### RECORDS PROVIDED
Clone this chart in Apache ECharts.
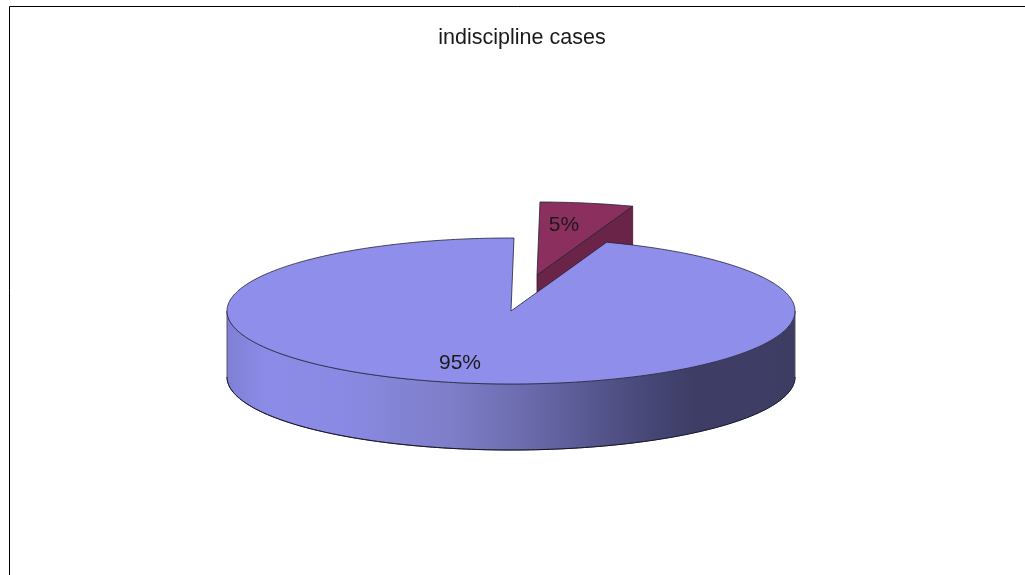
<!DOCTYPE html>
<html>
<head>
<meta charset="utf-8">
<style>html,body{margin:0;padding:0;background:#fff}#c{width:1025px;height:575px}</style>
<script src="https://cdn.jsdelivr.net/npm/echarts@6/dist/echarts.min.js"></script>
</head>
<body>
<div id="c"></div>
<script>
const chartTitle = 'indiscipline cases';
const categories = ['indiscipline', 'other'];
const values = [5.3, 94.7];
const shownPercents = ['5%', '95%'];
const topColors = ['#8b2f5e', '#8f8feb'];
const wallColors = ['#6a2448', '#3d3d66'];

const CX = 511, CY = 311, RX = 284, RY = 73, DEPTH = 66;
const START_DEG = 0.6;
const EXPLODE = [[26, -36], [0, 0]];
const LABEL_POS = [[564, 225], [460, 363]];

const total = values.reduce((a, b) => a + b, 0);
const starts = [];
values.reduce((acc, v, i) => { starts[i] = acc; return acc + v / total * 360; }, START_DEG);

function pt(deg, ox, oy, dz) {
  const t = deg * Math.PI / 180;
  return [CX + ox + RX * Math.sin(t), CY + oy - RY * Math.cos(t) + (dz || 0)];
}
function arc(a, b, ox, oy, dz) {
  const pts = [];
  const step = a <= b ? 1 : -1;
  for (let d = a; step > 0 ? d < b : d > b; d += step) pts.push(pt(d, ox, oy, dz));
  pts.push(pt(b, ox, oy, dz));
  return pts;
}
const wallGradient = {
  type: 'linear', x: 0, y: 0, x2: 1, y2: 0,
  colorStops: [
    { offset: 0, color: '#7f7fd4' },
    { offset: 0.07, color: '#8c8ce8' },
    { offset: 0.2, color: '#8a8ae4' },
    { offset: 0.4, color: '#7d7dc8' },
    { offset: 0.55, color: '#6767a8' },
    { offset: 0.72, color: '#4a4a7c' },
    { offset: 0.82, color: '#3d3d66' },
    { offset: 1, color: '#3d3d64' }
  ]
};

function renderSlice(params, api) {
  const i = params.dataIndex;
  const value = api.value(1);
  const a0 = starts[i];
  const a1 = a0 + value / total * 360;
  const [ox, oy] = EXPLODE[i];
  const apex = [CX + ox, CY + oy];
  const children = [];

  // end cut wall of a slice that stands off from the pie
  if (ox !== 0 || oy !== 0) {
    const e = pt(a1, ox, oy);
    const wall = [apex, e, [e[0], e[1] + DEPTH], [apex[0], apex[1] + DEPTH]];
    children.push({ type: 'polygon', shape: { points: wall },
      style: { fill: wallColors[i], stroke: '#3a1428', lineWidth: 0.8 } });
  }
  // outer rim facing the viewer (90..270 degrees clockwise from the top)
  const from = Math.max(a0, 90), to = Math.min(a1, 270);
  if (from < to) {
    const top = arc(from, to, ox, oy, 0);
    const bottom = arc(to, from, ox, oy, DEPTH);
    children.push({ type: 'polygon', shape: { points: top.concat(bottom) },
      style: { fill: wallGradient, stroke: '#555570', lineWidth: 1 } });
    children.push({ type: 'polyline', shape: { points: arc(from, to, ox, oy, DEPTH) },
      style: { fill: null, stroke: '#14142c', lineWidth: 1 } });
  }
  // top face
  const face = [apex].concat(arc(a0, a1, ox, oy, 0));
  children.push({ type: 'polygon', shape: { points: face },
    style: { fill: topColors[i], stroke: '#22223a', lineWidth: 0.8 } });
  // percentage label
  children.push({ type: 'text', z2: 10, style: {
    text: shownPercents[i], x: LABEL_POS[i][0], y: LABEL_POS[i][1],
    align: 'center', verticalAlign: 'middle',
    font: '21px "Liberation Sans", Arial, sans-serif', fill: '#1a1a1a' } });
  return { type: 'group', children };
}

const chart = echarts.init(document.getElementById('c'), null, { renderer: 'canvas' });
chart.setOption({
  animation: false,
  backgroundColor: '#fff',
  title: {
    text: chartTitle, left: 517, top: 22, textAlign: 'center',
    textStyle: { fontFamily: '"Liberation Sans", Arial, sans-serif', fontSize: 21.5, fontWeight: 'normal', color: '#1a1a1a' }
  },
  graphic: [
    { type: 'polyline', silent: true,
      shape: { points: [[9.5, 575], [9.5, 6.5], [1025, 6.5]] },
      style: { fill: null, stroke: '#000', lineWidth: 1 } }
  ],
  series: [{
    type: 'custom',
    coordinateSystem: 'none',
    renderItem: renderSlice,
    data: categories.map((c, i) => ({ name: c, value: [i, values[i]] }))
  }]
});
</script>
</body>
</html>
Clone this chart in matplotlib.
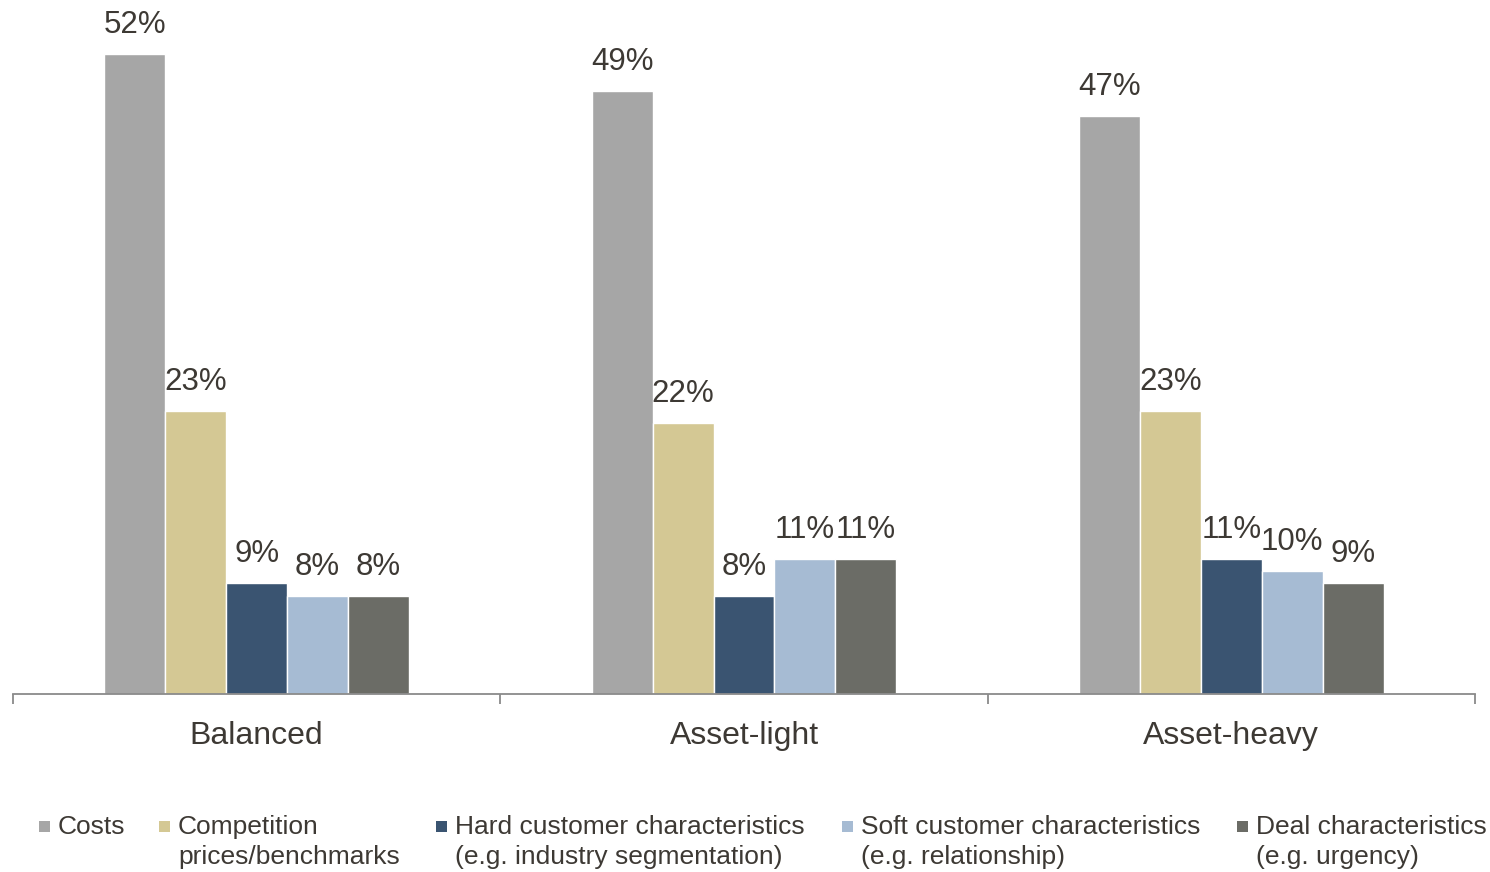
import matplotlib
matplotlib.use("Agg")
import matplotlib.pyplot as plt
from matplotlib.patches import Rectangle
import numpy as np

# Share of pricing driven by each factor, per business model (%)
categories = ["Balanced", "Asset-light", "Asset-heavy"]
series_names = [
    "Costs",
    "Competition\nprices/benchmarks",
    "Hard customer characteristics\n(e.g. industry segmentation)",
    "Soft customer characteristics\n(e.g. relationship)",
    "Deal characteristics\n(e.g. urgency)",
]
costs = [52, 49, 47]
competition = [23, 22, 23]
hard_customer = [9, 8, 11]
soft_customer = [8, 11, 10]
deal = [8, 11, 9]
series_values = [costs, competition, hard_customer, soft_customer, deal]

colors = ["#A6A6A6", "#D4C894", "#3A5471", "#A6BBD3", "#6B6C66"]
text_color = "#3D3934"
axis_color = "#8A8A8A"

plt.rcParams["font.family"] = ["Liberation Sans", "DejaVu Sans"]

W, H = 1490, 872
fig = plt.figure(figsize=(W / 100, H / 100), dpi=100)
ax = fig.add_axes([13 / W, (H - 694) / H, 1462 / W, 694 / H])

n_series = len(series_values)
bar_w = 0.125
x_centers = np.arange(len(categories)) + 0.5

for i, (vals, col) in enumerate(zip(series_values, colors)):
    xs = x_centers + (i - (n_series - 1) / 2) * bar_w
    ax.bar(xs, vals, width=bar_w, color=col, edgecolor="white",
           linewidth=1.0, zorder=2)
    for x, v in zip(xs, vals):
        ax.annotate(f"{v}%", xy=(x, v), xytext=(0, 15),
                    textcoords="offset points", ha="center", va="baseline",
                    fontsize=22.5, color=text_color)

ax.set_xlim(0, 3)
ax.set_ylim(0, 56.4)

for side in ["top", "left", "right"]:
    ax.spines[side].set_visible(False)
ax.spines["bottom"].set_color(axis_color)
ax.spines["bottom"].set_linewidth(1.3)
ax.spines["bottom"].set_zorder(3)
ax.set_yticks([])
ax.set_xticks([0, 1, 2, 3])
ax.set_xticklabels([])
ax.tick_params(axis="x", direction="out", length=7.5, width=1.3,
               color=axis_color)

for x, name in zip(x_centers, categories):
    ax.annotate(name, xy=(x, 0), xycoords=("data", "axes fraction"),
                xytext=(0, -30), textcoords="offset points",
                ha="center", va="center", fontsize=23, color=text_color)

# Legend along the bottom: colour square followed by one or two text lines
legend_text_x = [58, 178, 455, 861, 1256]
line_baselines = [834, 864]
sq = 11
for name, col, tx in zip(series_names, colors, legend_text_x):
    fig.add_artist(Rectangle(((tx - 19) / W, (H - 826 - sq / 2) / H),
                             sq / W, sq / H, transform=fig.transFigure,
                             facecolor=col, edgecolor="none"))
    for line, yb in zip(name.split("\n"), line_baselines):
        fig.text(tx / W, (H - yb) / H, line, ha="left", va="baseline",
                 fontsize=19, color=text_color)

fig.savefig("out.png", dpi=100, facecolor="white")
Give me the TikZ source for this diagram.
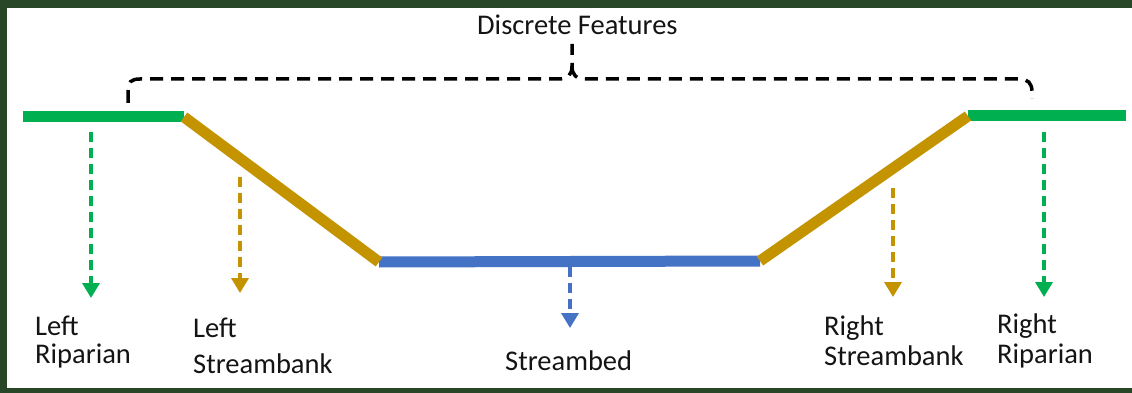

### STATED EXERCISE
Repeat exactly the part that opens with the line containing "Clone this chart in matplotlib." and closes with the line containing "import numpy as np". Include both end lines, and drop the pictures.

### SOLUTION TO THIS EXERCISE
Clone this chart in matplotlib.
import matplotlib
matplotlib.use("Agg")
import matplotlib.pyplot as plt
from matplotlib.patches import Rectangle
import numpy as np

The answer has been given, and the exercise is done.